## Begin

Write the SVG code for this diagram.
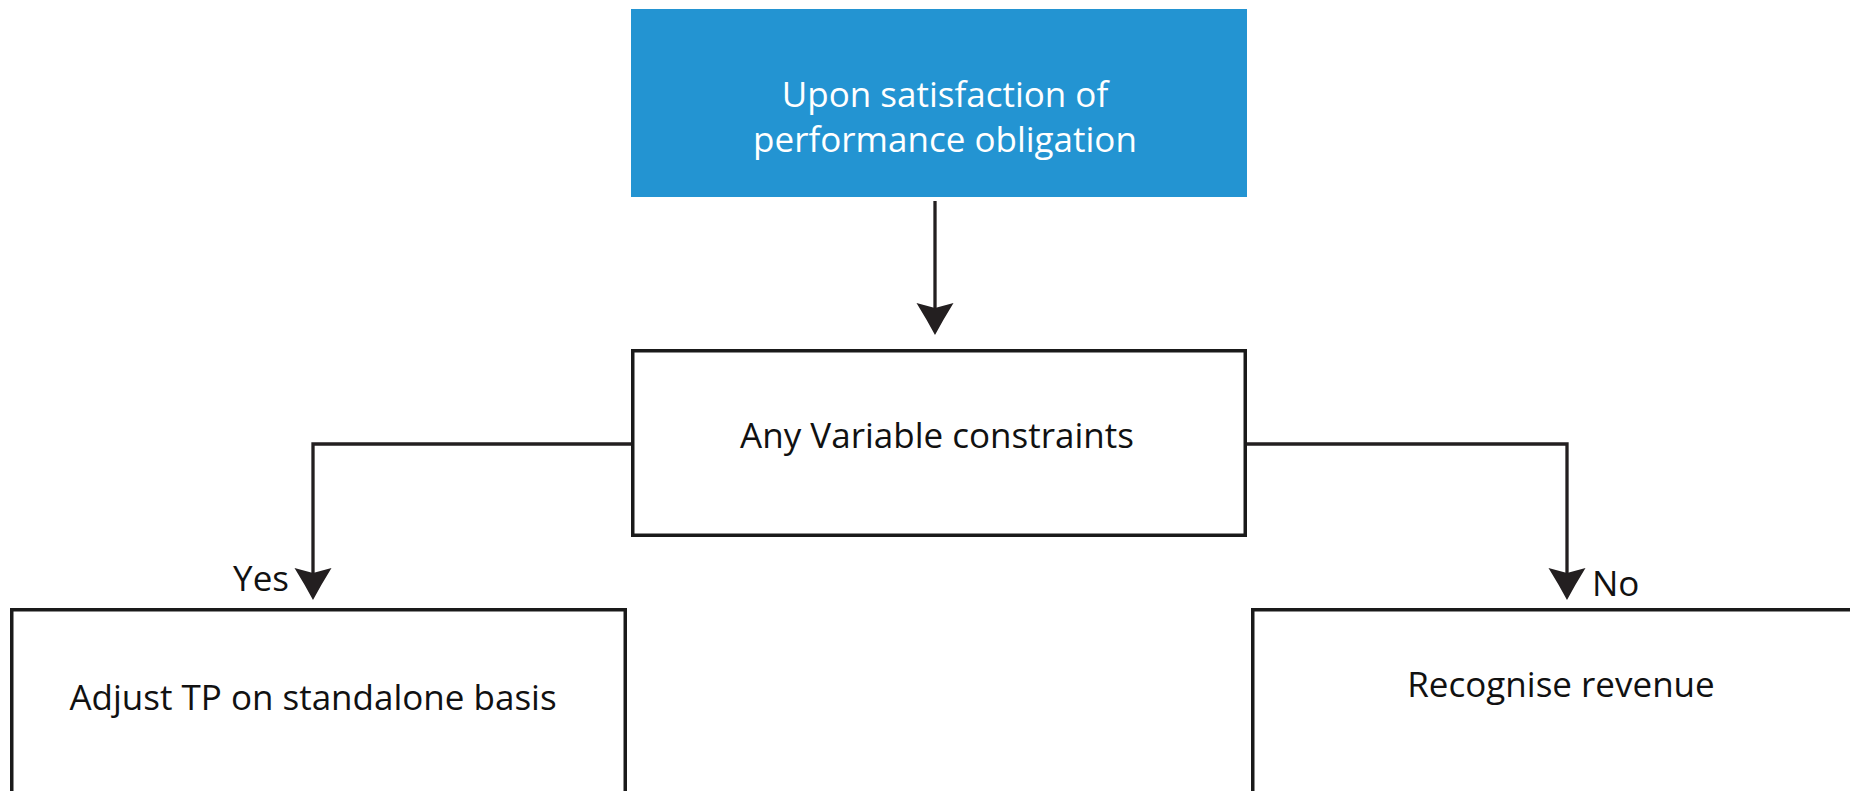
<svg xmlns="http://www.w3.org/2000/svg" width="1850" height="791" viewBox="0 0 1850 791">
  <style>
    .box { fill: #ffffff; stroke: #1a1a1a; stroke-width: 3.5; }
    .blue { fill: #2394d2; stroke: none; }
    .lbl { font-family: "Open Sans", "Noto Sans", sans-serif; font-size: 35px; fill: #111111; }
    .wlbl { font-family: "Open Sans", "Noto Sans", sans-serif; font-size: 35px; fill: #ffffff; }
    .conn { fill: none; stroke: #231f20; stroke-width: 3.3; }
  </style>
  <defs>
    <marker id="ah" markerUnits="userSpaceOnUse" markerWidth="40" markerHeight="44" viewBox="-34 -22 38 44" refX="-27" refY="0" orient="auto">
      <path d="M0,0 Q-15,-8 -32,-18.5 L-27,0 L-32,18.5 Q-15,8 0,0 Z" fill="#231f20"/>
    </marker>
  </defs>
  <rect width="1850" height="791" fill="#ffffff"/>

  <g id="node-top">
    <rect class="blue" x="631" y="9" width="616" height="188"/>
    <text class="wlbl" x="945" y="107" text-anchor="middle">Upon satisfaction of</text>
    <text class="wlbl" x="945" y="152" text-anchor="middle">performance obligation</text>
  </g>

  <g id="node-decision">
    <rect class="box" x="632.75" y="350.75" width="612.5" height="184.5"/>
    <text class="lbl" x="937" y="448" text-anchor="middle">Any Variable constraints</text>
  </g>

  <g id="node-yes">
    <rect class="box" x="11.75" y="609.75" width="613.5" height="200"/>
    <text class="lbl" x="313" y="710" text-anchor="middle">Adjust TP on standalone basis</text>
  </g>

  <g id="node-no">
    <rect class="box" x="1252.75" y="609.75" width="640" height="200"/>
    <text class="lbl" x="1561" y="697" text-anchor="middle">Recognise revenue</text>
  </g>

  <g id="connectors">
    <path class="conn" d="M935,201 L935,308" marker-end="url(#ah)"/>
    <path class="conn" d="M631,444 L313,444 L313,573" marker-end="url(#ah)"/>
    <path class="conn" d="M1247,444 L1567,444 L1567,573" marker-end="url(#ah)"/>
    <text class="lbl" x="289" y="591" text-anchor="end">Yes</text>
    <text class="lbl" x="1592" y="596">No</text>
  </g>
</svg>
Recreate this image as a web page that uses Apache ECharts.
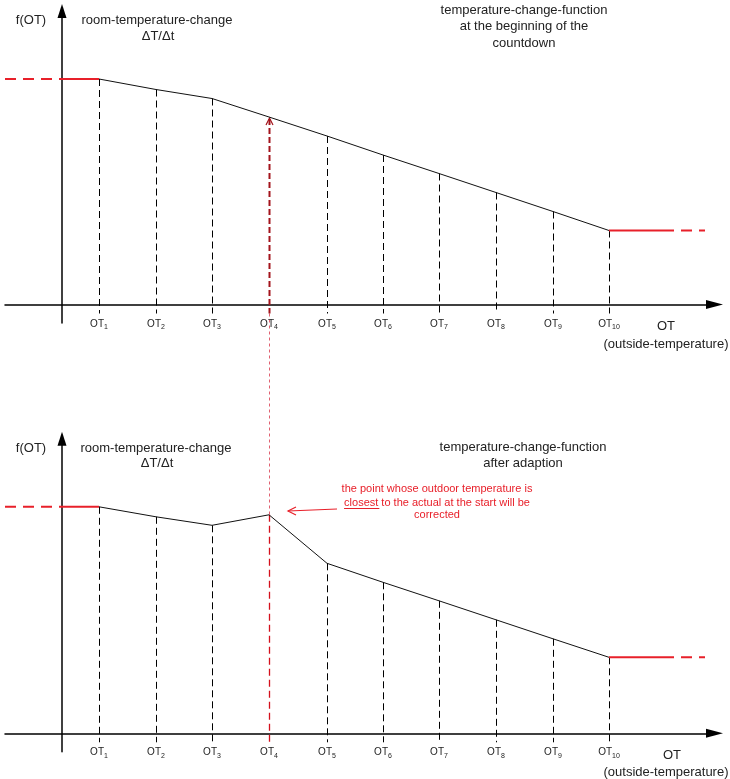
<!DOCTYPE html>
<html>
<head>
<meta charset="utf-8">
<script src="https://cdn.jsdelivr.net/npm/echarts@6/dist/echarts.min.js"></script>
<style>
    html, body { margin: 0; padding: 0; background: #fff; }
    #chart { width: 730px; height: 779px; }
</style>
</head>
<body>
<div id="chart"></div>
<script>
    // OT1..OT10 positions along the outside-temperature axis (f(OT) axis sits at 0)
    var otX = [37, 94, 150, 207, 265, 321, 377, 434, 491, 547];
    var otSub = ['1', '2', '3', '4', '5', '6', '7', '8', '9', '10'];
    // f(OT) at the beginning of the countdown
    var fStart = [225.5, 215, 206, 187.5, 168.5, 149.5, 131, 112, 93, 74];
    // f(OT) after adaption (OT4 corrected)
    var fAdapted = [226.5, 216.5, 208, 218.5, 170, 151, 132.5, 113.5, 94.5, 76];
    var corrected = 3;
    // extent of the constant parts left of OT1 and right of OT10
    var leftEnd = -57, rightSolid = 601, rightEnd = 643;

    var FONT = '"Liberation Sans", Arial, sans-serif';
    var RED = '#e8202a';
    var TXT = '#222';

    var chart = echarts.init(document.getElementById('chart'));

    function xAxisFor(g) {
        return {
            type: 'value', gridIndex: g, min: -57, max: 652.5,
            splitLine: { show: false }, axisTick: { show: false },
            axisLine: { onZero: true, symbol: ['none', 'triangle'], symbolSize: [9, 17],
                lineStyle: { color: '#000', width: 1.5 } },
            axisLabel: {
                customValues: otX, margin: -6,
                formatter: function (v) {
                    var i = otX.indexOf(v);
                    return '{b|OT}{s|' + otSub[i] + '}';
                },
                rich: {
                    b: { fontSize: 10, lineHeight: 14, color: TXT, fontFamily: FONT },
                    s: { fontSize: 7, lineHeight: 14, color: TXT, fontFamily: FONT, verticalAlign: 'bottom' }
                }
            }
        };
    }
    function yAxisFor(g, min, max) {
        return {
            type: 'value', gridIndex: g, min: min, max: max,
            splitLine: { show: false }, axisTick: { show: false }, axisLabel: { show: false },
            axisLine: { onZero: true, symbol: ['none', 'triangle'], symbolSize: [9, 14],
                lineStyle: { color: '#000', width: 1.5 } }
        };
    }

    function curve(ys, g) {
        return {
            type: 'line', xAxisIndex: g, yAxisIndex: g, symbol: 'none', silent: true,
            lineStyle: { color: '#111', width: 1 },
            data: otX.map(function (x, i) { return [x, ys[i]]; })
        };
    }
    function flat(x1, x2, y, g, dashed) {
        return {
            type: 'line', xAxisIndex: g, yAxisIndex: g, symbol: 'none', silent: true,
            lineStyle: { color: RED, width: 2, type: dashed ? [11, 7] : 'solid' },
            data: [[x1, y], [x2, y]]
        };
    }
    function drops(ys, g) {
        return {
            type: 'custom', xAxisIndex: g, yAxisIndex: g, silent: true,
            data: otX.map(function (x, i) { return [x, ys[i], i]; }),
            renderItem: function (params, api) {
                var top = api.coord([api.value(0), api.value(1)]);
                var bot = api.coord([api.value(0), -9]);
                var px = Math.round(top[0]) + 0.5;
                var i = api.value(2);
                if (i === corrected && g === 0) {
                    return {
                        type: 'group', children: [
                            { type: 'line', shape: { x1: px, y1: top[1] + 2, x2: px, y2: bot[1] },
                              style: { stroke: '#a3141c', lineWidth: 2, lineDash: [6, 3] } },
                            { type: 'polyline', shape: { points: [[px - 3.5, top[1] + 8], [px, top[1] + 1], [px + 3.5, top[1] + 8]] },
                              style: { stroke: '#a3141c', lineWidth: 1.2, fill: null } }
                        ]
                    };
                }
                return {
                    type: 'line', shape: { x1: px, y1: top[1], x2: px, y2: bot[1] },
                    style: { stroke: i === corrected ? '#d4101c' : '#000', lineWidth: i === corrected ? 1.3 : 1, lineDash: [7, 4] }
                };
            }
        };
    }

    function txt(x, y, text, size, color) {
        return { type: 'text', x: x, y: y, silent: true,
            style: { text: text, font: size + 'px ' + FONT, fill: color || TXT, textAlign: 'center', textVerticalAlign: 'middle' } };
    }

    var grids = [
        { left: 5, right: 15.5, top: 11, height: 312 },
        { left: 5, right: 15.5, top: 438.7, height: 313 }
    ];

    var option = {
        animation: false,
        backgroundColor: '#fff',
        grid: grids.map(function (g) { g.outerBoundsMode = 'none'; return g; }),
        xAxis: [xAxisFor(0), xAxisFor(1)],
        yAxis: [yAxisFor(0, -18.5, 293.5), yAxisFor(1, -18.4, 294.6)],
        series: [
            drops(fStart, 0),
            curve(fStart, 0),
            flat(leftEnd, 0, fStart[0], 0, true),
            flat(0, otX[0], fStart[0], 0, false),
            flat(otX[9], rightSolid, fStart[9], 0, false),
            flat(rightSolid, rightEnd, fStart[9], 0, true),
            drops(fAdapted, 1),
            curve(fAdapted, 1),
            flat(leftEnd, 0, fAdapted[0], 1, true),
            flat(0, otX[0], fAdapted[0], 1, false),
            flat(otX[9], rightSolid, fAdapted[9], 1, false),
            flat(rightSolid, rightEnd, fAdapted[9], 1, true)
        ]
    };
    chart.setOption(option);

    // link the corrected point between the two diagrams
    var pA = chart.convertToPixel({ gridIndex: 0 }, [otX[corrected], -9]);
    var pB = chart.convertToPixel({ gridIndex: 1 }, [otX[corrected], fAdapted[corrected]]);
    var lx = Math.round(pA[0]) + 0.5;

    var ctx = document.createElement('canvas').getContext('2d');
    ctx.font = '11px ' + FONT;
    var line2 = 'closest to the actual at the start will be';
    var l2w = ctx.measureText(line2).width;
    var ulw = ctx.measureText('closest ').width;
    var ulx = 437 - l2w / 2;

    chart.setOption({
        graphic: [
            { type: 'line', silent: true, shape: { x1: lx, y1: pA[1], x2: lx, y2: pB[1] },
              style: { stroke: '#e06070', lineWidth: 1, lineDash: [3, 3] } },
            txt(31, 20, 'f(OT)', 13),
            txt(157, 20, 'room-temperature-change', 13),
            txt(158, 36, 'ΔT/Δt', 13),
            txt(524, 10, 'temperature-change-function', 13),
            txt(524, 26.5, 'at the beginning of the', 13),
            txt(524, 43, 'countdown', 13),
            txt(666, 326, 'OT', 13),
            txt(666, 344, '(outside-temperature)', 13),
            txt(31, 448, 'f(OT)', 13),
            txt(156, 448, 'room-temperature-change', 13),
            txt(157, 463.5, 'ΔT/Δt', 13),
            txt(523, 447.5, 'temperature-change-function', 13),
            txt(523, 463.5, 'after adaption', 13),
            txt(672, 755, 'OT', 13),
            txt(666, 772, '(outside-temperature)', 13),
            txt(437, 489, 'the point whose outdoor temperature is', 11, RED),
            txt(437, 502.5, line2, 11, RED),
            txt(437, 514.5, 'corrected', 11, RED),
            { type: 'line', silent: true, shape: { x1: ulx, y1: 508.5, x2: ulx + ulw - 2, y2: 508.5 },
              style: { stroke: RED, lineWidth: 1 } },
            { type: 'line', silent: true, shape: { x1: 337, y1: 509, x2: 288, y2: 511 },
              style: { stroke: RED, lineWidth: 1.2 } },
            { type: 'polyline', silent: true, shape: { points: [[296, 507], [288, 511], [296, 515]] },
              style: { stroke: RED, lineWidth: 1.2, fill: null } }
        ]
    });
</script>
</body>
</html>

## End

*AIM:*
Lines containing the word "this" must all be returned from the material above.

*RESPONSE:*
Write the SVG code for this diagram.
Recreate this image as a web page that uses Apache ECharts.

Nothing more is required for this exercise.